# START OF SUPPLIED DATA

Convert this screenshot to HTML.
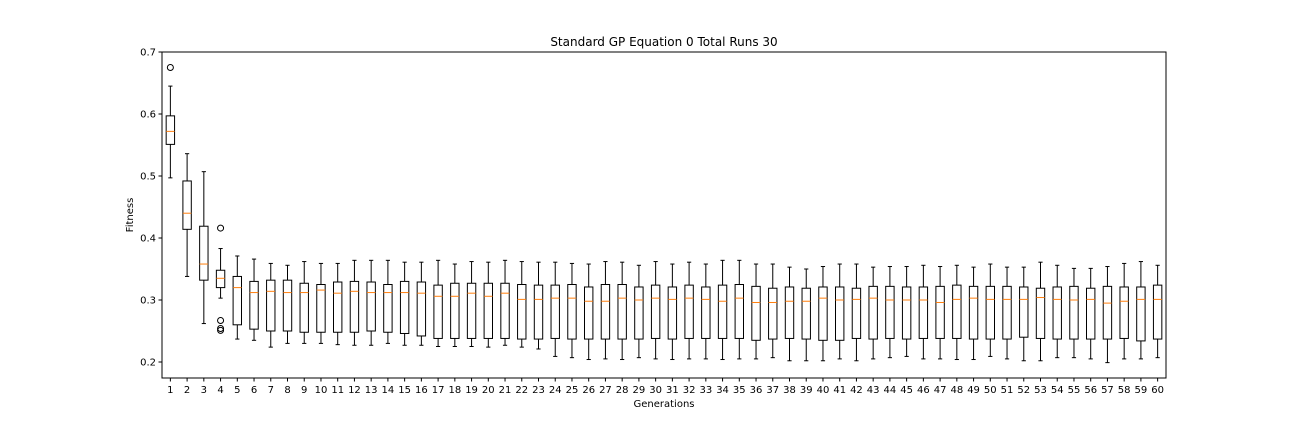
<!DOCTYPE html>
<html><head><meta charset="utf-8"><style>
body{margin:0;background:#fff;}
svg text{font-family:"DejaVu Sans","Liberation Sans",sans-serif;fill:#000;}
</style></head><body>
<svg id="chart" width="1296" height="432" viewBox="0 0 1296 432" xmlns="http://www.w3.org/2000/svg">
<rect width="1296" height="432" fill="#fff"/>
<text x="664" y="46" font-size="12" text-anchor="middle">Standard GP Equation 0 Total Runs 30</text>
<text transform="translate(133,215) rotate(-90)" font-size="10" text-anchor="middle">Fitness</text>
<text x="664" y="407" font-size="10" text-anchor="middle">Generations</text>
<g id="marks"></g>
<g id="axes"></g>
</svg>
<script>
const whiskerHigh=[0.645,0.536,0.507,0.383,0.371,0.366,0.359,0.356,0.362,0.359,0.359,0.364,0.364,0.364,0.361,0.361,0.364,0.358,0.362,0.361,0.364,0.362,0.361,0.361,0.359,0.358,0.362,0.361,0.356,0.362,0.358,0.361,0.358,0.364,0.364,0.358,0.358,0.353,0.350,0.354,0.358,0.358,0.353,0.354,0.354,0.356,0.354,0.356,0.353,0.358,0.353,0.353,0.361,0.356,0.351,0.351,0.354,0.359,0.362,0.356];
const q3Values=[0.597,0.492,0.419,0.348,0.338,0.330,0.332,0.332,0.327,0.325,0.329,0.330,0.329,0.325,0.330,0.329,0.324,0.327,0.327,0.327,0.327,0.325,0.324,0.324,0.325,0.321,0.325,0.325,0.321,0.324,0.321,0.324,0.321,0.324,0.325,0.322,0.319,0.321,0.319,0.321,0.321,0.319,0.322,0.322,0.321,0.321,0.322,0.324,0.322,0.322,0.322,0.321,0.319,0.321,0.322,0.319,0.322,0.321,0.321,0.324];
const medianValues=[0.572,0.440,0.358,0.335,0.320,0.312,0.314,0.312,0.312,0.316,0.311,0.314,0.312,0.312,0.312,0.311,0.306,0.306,0.311,0.306,0.311,0.301,0.301,0.303,0.303,0.298,0.298,0.303,0.300,0.303,0.301,0.303,0.301,0.298,0.303,0.296,0.296,0.298,0.298,0.303,0.300,0.301,0.303,0.300,0.300,0.300,0.296,0.301,0.303,0.301,0.301,0.301,0.304,0.301,0.300,0.301,0.295,0.298,0.301,0.301];
const q1Values=[0.551,0.414,0.332,0.320,0.260,0.253,0.250,0.250,0.248,0.248,0.248,0.248,0.250,0.248,0.246,0.242,0.238,0.238,0.238,0.238,0.238,0.237,0.237,0.238,0.237,0.237,0.237,0.237,0.237,0.238,0.237,0.238,0.238,0.238,0.238,0.235,0.237,0.238,0.237,0.235,0.235,0.238,0.237,0.238,0.237,0.238,0.238,0.238,0.237,0.237,0.237,0.240,0.238,0.237,0.237,0.237,0.237,0.238,0.234,0.237];
const whiskerLow=[0.497,0.338,0.262,0.303,0.237,0.235,0.224,0.230,0.230,0.230,0.228,0.227,0.227,0.230,0.227,0.227,0.225,0.225,0.225,0.224,0.227,0.224,0.221,0.209,0.207,0.204,0.205,0.204,0.207,0.205,0.204,0.205,0.205,0.204,0.205,0.205,0.207,0.202,0.202,0.202,0.205,0.202,0.205,0.207,0.209,0.205,0.205,0.204,0.204,0.209,0.205,0.202,0.202,0.207,0.207,0.205,0.199,0.205,0.205,0.207];
const outlierGen=[1,4,4,4,4];
const outlierValues=[0.675,0.416,0.267,0.254,0.251];
const yTicks=[0.2,0.3,0.4,0.5,0.6,0.7];
const yTickLabels=["0.2","0.3","0.4","0.5","0.6","0.7"];

const L=162,R=1166,T=52,B=378,yMin=0.1742,yMax=0.7,n=60;
const xS=g=>L+(g-0.5)*(R-L)/n;
const yS=v=>T+(yMax-v)/(yMax-yMin)*(B-T);
const NS="http://www.w3.org/2000/svg";
const marks=document.getElementById('marks'),axes=document.getElementById('axes');
function mk(p,tag,a){const e=document.createElementNS(NS,tag);for(const k in a)e.setAttribute(k,a[k]);p.appendChild(e);return e;}
const bw=8.4,cw=4.2;
for(let i=0;i<n;i++){
  const g=i+1,cx=xS(g);
  const grp=mk(marks,'g',{});
  
  
  const st={stroke:'#000','stroke-width':1,fill:'none'};
  mk(grp,'line',Object.assign({x1:cx,x2:cx,y1:yS(whiskerHigh[i]),y2:yS(q3Values[i])},st));
  mk(grp,'line',Object.assign({x1:cx,x2:cx,y1:yS(q1Values[i]),y2:yS(whiskerLow[i])},st));
  mk(grp,'line',Object.assign({x1:cx-cw/2,x2:cx+cw/2,y1:yS(whiskerHigh[i]),y2:yS(whiskerHigh[i])},st));
  mk(grp,'line',Object.assign({x1:cx-cw/2,x2:cx+cw/2,y1:yS(whiskerLow[i]),y2:yS(whiskerLow[i])},st));
  mk(grp,'rect',Object.assign({x:cx-bw/2,y:yS(q3Values[i]),width:bw,height:yS(q1Values[i])-yS(q3Values[i])},st));
  mk(grp,'line',{x1:cx-bw/2,x2:cx+bw/2,y1:yS(medianValues[i]),y2:yS(medianValues[i]),stroke:'#ff7f0e','stroke-width':1});
}
for(let j=0;j<outlierValues.length;j++){
  const c=mk(marks,'circle',{cx:xS(outlierGen[j]),cy:yS(outlierValues[j]),r:3,fill:'none',stroke:'#000','stroke-width':1});
  
  
}
const frame=mk(axes,'rect',{x:L,y:T,width:R-L,height:B-T,fill:'none',stroke:'#000','stroke-width':1});


yTicks.forEach((v,k)=>{
  const y=yS(v);
  mk(axes,'line',{x1:L-3.5,x2:L,y1:y,y2:y,stroke:'#000','stroke-width':1});
  const t=mk(axes,'text',{x:L-6,y:y+3.5,'font-size':10,'text-anchor':'end'});
  t.textContent=yTickLabels[k];
  
  
});
for(let g=1;g<=n;g++){
  const x=xS(g);
  mk(axes,'line',{x1:x,x2:x,y1:B,y2:B+3.5,stroke:'#000','stroke-width':1});
  const t=mk(axes,'text',{x:x,y:B+15,'font-size':10,'text-anchor':'middle'});
  t.textContent=String(g);
  
  
}
</script>
</body></html>
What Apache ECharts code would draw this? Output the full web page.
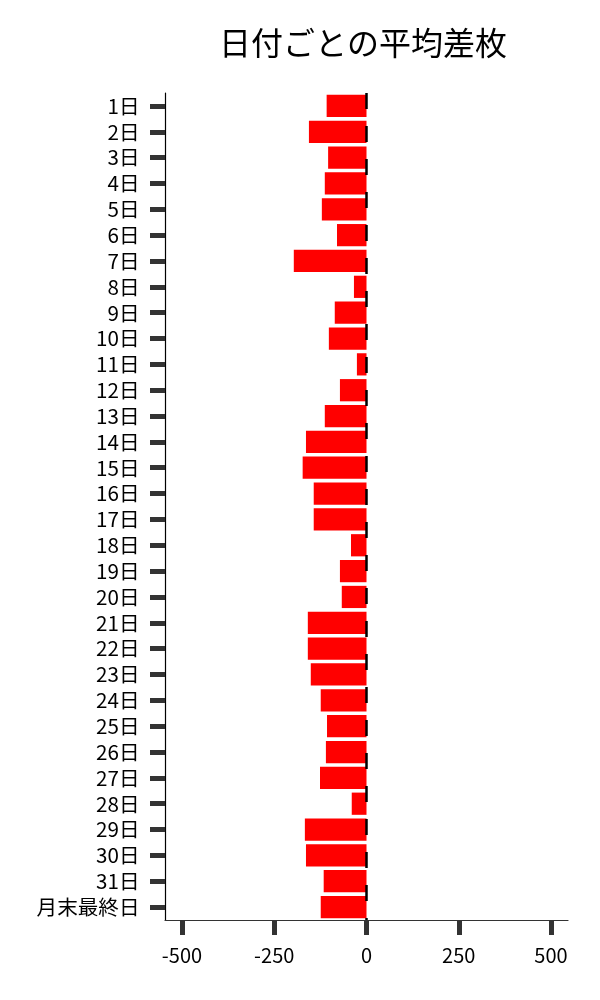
<!DOCTYPE html>
<html>
<head>
<meta charset="utf-8">
<script src="https://cdn.jsdelivr.net/npm/echarts@6/dist/echarts.min.js"></script>
<style>html,body{margin:0;padding:0;background:#fff}#c{width:600px;height:1000px}</style>
</head>
<body>
<div id="c"></div>
<script>
const categories = ['1日','2日','3日','4日','5日','6日','7日','8日','9日','10日','11日','12日','13日','14日','15日','16日','17日','18日','19日','20日','21日','22日','23日','24日','25日','26日','27日','28日','29日','30日','31日','月末最終日'];
const avgDiff = [-108,-156,-104,-113,-121,-80,-197,-34,-86,-102,-26,-72,-113,-164,-173,-143,-143,-42,-72,-67,-159,-159,-151,-124,-107,-110,-126,-40,-167,-164,-116,-124];
const xTicks = [-500,-250,0,250,500];
const titleText = '日付ごとの平均差枚';

const font = '"Noto Sans CJK JP", "Noto Sans", sans-serif';
const chart = echarts.init(document.getElementById('c'), null, {renderer:'canvas'});
chart.setOption({
  animation: false,
  backgroundColor: '#fff',
  title: {
    text: titleText,
    left: 358,
    top: 22,
    textAlign: 'center',
    textStyle: {fontFamily: font, fontSize: 32, fontWeight: 'normal', color: '#000'}
  },
  grid: {left: 165, right: 32, top: 93, bottom: 80, containLabel: false},
  xAxis: {
    type: 'value',
    min: -546, max: 546,
    axisLine: {show: true, onZero: false, lineStyle: {color: '#333', width: 1.2}},
    axisTick: {show: true, customValues: xTicks, length: 15, lineStyle: {color: '#333', width: 5}},
    axisLabel: {customValues: xTicks, margin: 25, color: '#000', fontSize: 20, fontFamily: font},
    splitLine: {show: false}
  },
  yAxis: {
    type: 'category',
    data: categories,
    inverse: true,
    axisLine: {show: true, onZero: false, lineStyle: {color: '#000', width: 1.2}},
    axisTick: {show: true, alignWithLabel: true, interval: 0, length: 15, lineStyle: {color: '#333', width: 5}},
    axisLabel: {interval: 0, margin: 25.5, color: '#000', fontSize: 20.6, fontFamily: font},
    splitLine: {show: false}
  },
  series: [{
    type: 'bar',
    data: avgDiff,
    barCategoryGap: '14%',
    itemStyle: {color: '#ff0000'},
    markLine: {
      silent: true,
      symbol: 'none',
      label: {show: false},
      lineStyle: {color: '#000', width: 2.5, type: [16, 17], dashOffset: 0},
      data: [{xAxis: 0}]
    }
  }]
});
</script>
</body>
</html>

# END OF SUPPLIED DATA

* [WHAT YOU ARE ASKED TO DO] From the entries above, pull out each line that includes "this".

* [EXERCISE SOLUTION]
Convert this screenshot to HTML.
What Apache ECharts code would draw this? Output the full web page.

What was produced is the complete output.